# conversations



## dojibear

Is there a way to add someone to an existing conversation? 

If I do that and send out a new reply, will the new person see all the previous posts in this conversation?


----------



## elroy

dojibear said:


> Is there a way to add someone to an existing conversation?


Yes.  Go to “Invite More.”



dojibear said:


> If I do that and send out a new reply, will the new person see all the previous posts in this conversation?

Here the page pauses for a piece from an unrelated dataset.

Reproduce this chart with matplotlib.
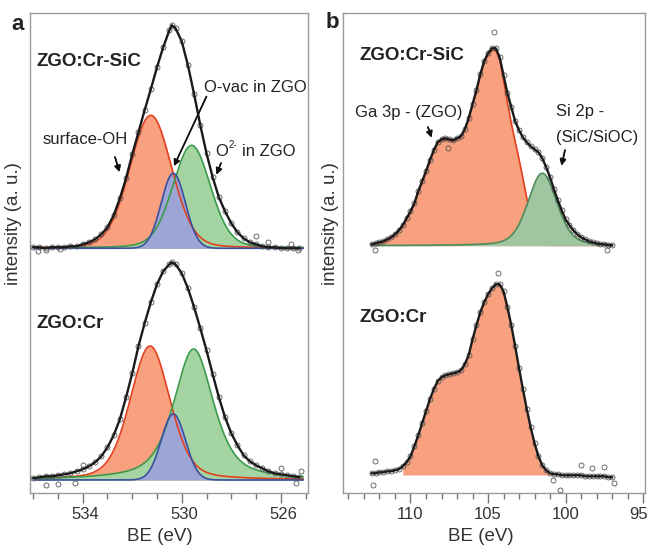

Yes.  They will have access to the whole conversation as soon as you add them, even if you don’t post a reply.


----------



## dojibear

I can't find "Invite More" anywhere on the page. Is it in the conversation, or somewhere else?


----------



## elroy

It’s on the same page as the conversation.  Do a Ctrl+F (Command+F on a Mac) search for _invite more_.


----------



## dojibear

I tried ctrl-F search, but got an error with the "v".


----------



## elroy

Did you start the conversation?


----------



## dojibear

No. Maybe they started it with the option of not allowing others. That's probably the reason. Thanks.


----------



## elroy

Yes.  To make sure, check a conversation you started and see if you see the “Invite More” option.


----------



## velisarius

It might be also be a good idea to ask those already in the conversation whether they agree to your bringing in another member who is going to be able to read all the previous posts, and of whose presence they may be unaware unless you draw their attention to it.


----------